It's certainly not the first time the doddering Robertson -- who managed to keep his 700 Club TV show on air by contractually requiring its broadcast when he sold the Family Channel cable outlet to Fox -- has said something awful. He has implied other denominations such as Episcopalians and Methodists embody the spirit of the Antichrist, he has said the 9/11 terrorist attackes were caused by gay people and the ACLU, he has said America should assasinate Venezuelan president Hugo Chavez and that the people of Dover, Pa. shouldn't be surprised if God brings a natural disaster after voting out school board members who supported the teaching of intelligent design.

(Chavez and Fidel Castro, thanking Robertson for generating a tidal wave of world sympathy for them)
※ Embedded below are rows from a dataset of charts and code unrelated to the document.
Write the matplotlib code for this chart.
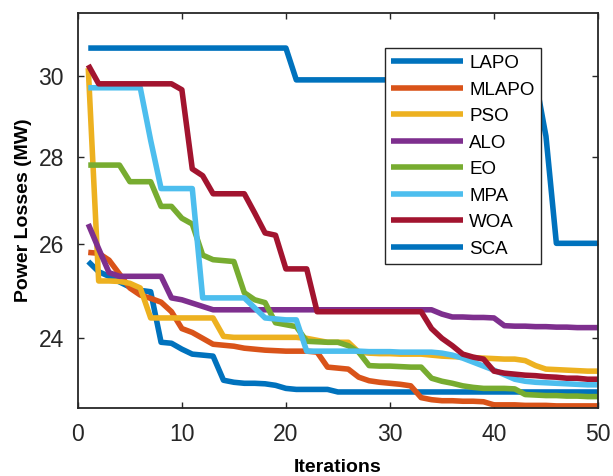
import matplotlib
matplotlib.use("Agg")
import matplotlib.pyplot as plt
from matplotlib.ticker import FixedLocator, FixedFormatter, NullLocator

iterations = list(range(1, 51))

LAPO = [25.62, 25.40, 25.30, 25.18, 25.07, 25.00, 24.97, 23.92, 23.90, 23.78,
        23.68, 23.66, 23.64, 23.16, 23.12, 23.10, 23.10, 23.09, 23.06, 23.00,
        22.98, 22.98, 22.98, 22.98, 22.93, 22.93, 22.93, 22.93, 22.93, 22.93,
        22.93, 22.93, 22.93, 22.93, 22.93, 22.93, 22.93, 22.93, 22.93, 22.93,
        22.93, 22.93, 22.93, 22.93, 22.93, 22.93, 22.93, 22.93, 22.93, 22.93]
MLAPO = [25.82, 25.80, 25.65, 25.35, 25.05, 24.90, 24.83, 24.75, 24.55, 24.20,
         24.12, 24.00, 23.88, 23.86, 23.84, 23.80, 23.78, 23.76, 23.75, 23.74,
         23.74, 23.74, 23.72, 23.42, 23.40, 23.38, 23.22, 23.15, 23.12, 23.10,
         23.08, 23.05, 22.82, 22.78, 22.76, 22.76, 22.75, 22.75, 22.74, 22.68,
         22.68, 22.68, 22.67, 22.67, 22.67, 22.66, 22.66, 22.66, 22.66, 22.66]
PSO = [30.20, 25.20, 25.20, 25.19, 25.15, 25.05, 24.42, 24.42, 24.42, 24.42,
       24.42, 24.42, 24.42, 24.04, 24.02, 24.02, 24.02, 24.02, 24.02, 24.02,
       24.02, 24.00, 23.96, 23.92, 23.92, 23.92, 23.72, 23.70, 23.69, 23.69,
       23.68, 23.68, 23.68, 23.66, 23.64, 23.63, 23.62, 23.61, 23.60, 23.59,
       23.58, 23.58, 23.55, 23.45, 23.38, 23.37, 23.36, 23.35, 23.34, 23.34]
ALO = [26.45, 25.90, 25.38, 25.30, 25.30, 25.30, 25.30, 25.30, 24.84, 24.80,
       24.73, 24.66, 24.59, 24.59, 24.59, 24.59, 24.59, 24.59, 24.59, 24.59,
       24.59, 24.59, 24.59, 24.59, 24.59, 24.59, 24.59, 24.59, 24.59, 24.59,
       24.59, 24.59, 24.59, 24.59, 24.50, 24.44, 24.44, 24.43, 24.43, 24.42,
       24.26, 24.25, 24.25, 24.24, 24.24, 24.23, 24.23, 24.22, 24.22, 24.22]
EO = [27.81, 27.81, 27.81, 27.81, 27.42, 27.42, 27.42, 26.85, 26.85, 26.58,
      26.45, 25.76, 25.66, 25.64, 25.62, 24.95, 24.80, 24.74, 24.32, 24.28,
      24.24, 23.94, 23.93, 23.92, 23.92, 23.85, 23.72, 23.45, 23.44, 23.44,
      23.43, 23.42, 23.42, 23.20, 23.14, 23.10, 23.05, 23.02, 23.00, 23.00,
      23.00, 22.99, 22.88, 22.87, 22.86, 22.86, 22.85, 22.85, 22.84, 22.84]
MPA = [29.70, 29.70, 29.70, 29.70, 29.70, 29.70, 28.40, 27.26, 27.26, 27.26,
       27.26, 24.84, 24.84, 24.84, 24.84, 24.84, 24.63, 24.42, 24.40, 24.38,
       24.38, 23.74, 23.74, 23.74, 23.74, 23.74, 23.74, 23.73, 23.73, 23.73,
       23.72, 23.72, 23.72, 23.72, 23.70, 23.66, 23.60, 23.52, 23.44, 23.36,
       23.27, 23.18, 23.14, 23.12, 23.11, 23.10, 23.09, 23.08, 23.07, 23.07]
WOA = [30.28, 29.80, 29.80, 29.80, 29.80, 29.80, 29.80, 29.80, 29.80, 29.65,
       27.72, 27.56, 27.14, 27.14, 27.14, 27.14, 26.70, 26.25, 26.20, 25.46,
       25.46, 25.46, 24.55, 24.55, 24.55, 24.55, 24.55, 24.55, 24.55, 24.55,
       24.55, 24.55, 24.55, 24.20, 24.00, 23.85, 23.68, 23.62, 23.58, 23.34,
       23.30, 23.28, 23.26, 23.25, 23.23, 23.22, 23.20, 23.20, 23.18, 23.18]
SCA = [30.72] * 20 + [29.90] * 24 + [28.50] + [26.02] * 5

series_names = ["LAPO", "MLAPO", "PSO", "ALO", "EO", "MPA", "WOA", "SCA"]
series_values = [LAPO, MLAPO, PSO, ALO, EO, MPA, WOA, SCA]
colors = ["#0072BD", "#D95319", "#EDB120", "#7E2F8E", "#77AC30",
          "#4DBEEE", "#A2142F", "#0072BD"]

x_ticks = [0, 10, 20, 30, 40, 50]
y_ticks = [24, 26, 28, 30]
y_tick_labels = ["24", "26", "28", "30"]

plt.rcParams['font.family'] = ['Liberation Sans', 'DejaVu Sans']

fig = plt.figure(figsize=(6.13, 4.76), dpi=100)
ax = fig.add_axes([0.127, 0.1429, 0.8485, 0.8298])

for name, vals, c in zip(series_names, series_values, colors):
    ax.plot(iterations, vals, color=c, linewidth=4.0, label=name,
            solid_joinstyle='round', solid_capstyle='butt')

ax.set_yscale('log')
ax.set_xlim(0, 50)
ax.set_ylim(22.62, 31.65)
ax.yaxis.set_major_locator(FixedLocator(y_ticks))
ax.yaxis.set_major_formatter(FixedFormatter(y_tick_labels))
ax.yaxis.set_minor_locator(NullLocator())
ax.set_xticks(x_ticks)

ax.tick_params(axis='both', which='major', direction='in', length=4,
               width=1.0, top=True, right=True, labelsize=16.5,
               labelcolor='#262626', color='#262626')
ax.tick_params(axis='y', pad=10)
ax.tick_params(axis='x', pad=11)
for sp in ax.spines.values():
    sp.set_linewidth(1.3)
    sp.set_color('#262626')

ax.set_xlabel("Iterations", fontsize=14, fontweight='bold', labelpad=9)
ax.set_ylabel("Power Losses (MW)", fontsize=14, fontweight='bold', labelpad=5)

leg = ax.legend(loc='upper left', bbox_to_anchor=(0.590, 0.911),
                fontsize=13.5, frameon=True, fancybox=False, framealpha=1,
                edgecolor='#262626', handlelength=3.8, handletextpad=0.35,
                labelspacing=0.50, borderpad=0.36, borderaxespad=0)
leg.get_frame().set_linewidth(1.0)

fig.savefig("out.png", dpi=100)
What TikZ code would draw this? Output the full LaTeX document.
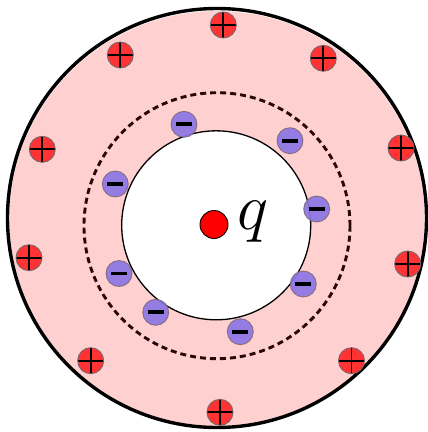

Robertson's comments also bring a predictable media response. The cable newschannels and network TV morning shows, always hungry for controversy, crank out stories that spread word of Robertson's comments, prompting columnists and pundits to jump on board.

But when a daffy minister makes his umpteenth statement making God sound like some supernatural hitman, isn't there a point when skeptical journalists should stop listening?

Columnist Terry Mattingly wrote passionately for the Poynter Institute's web site about how mainstream journalists seem to use Robertson's off-the-wall comments to reinforce a stereotype about conservative Christians as nearly nutty ideologues. Rather than explore whether Robertson actually has any clout anymore, or how other conservative Christians feel about his often un-Christian remarks, many of us are content to simply wallow in the outrage.

It becomes a cynical exchange: Robertson basks in the attention such stories bring while news outlets rejoice in another button-pushing news story. And, yes, I've done it too.

Enough already.

I would love to see major news outlets take a pass the next time Robertson says something outrageous. I have a feeling the air would run out of his particular balloon awfully quick without worldwide media attention.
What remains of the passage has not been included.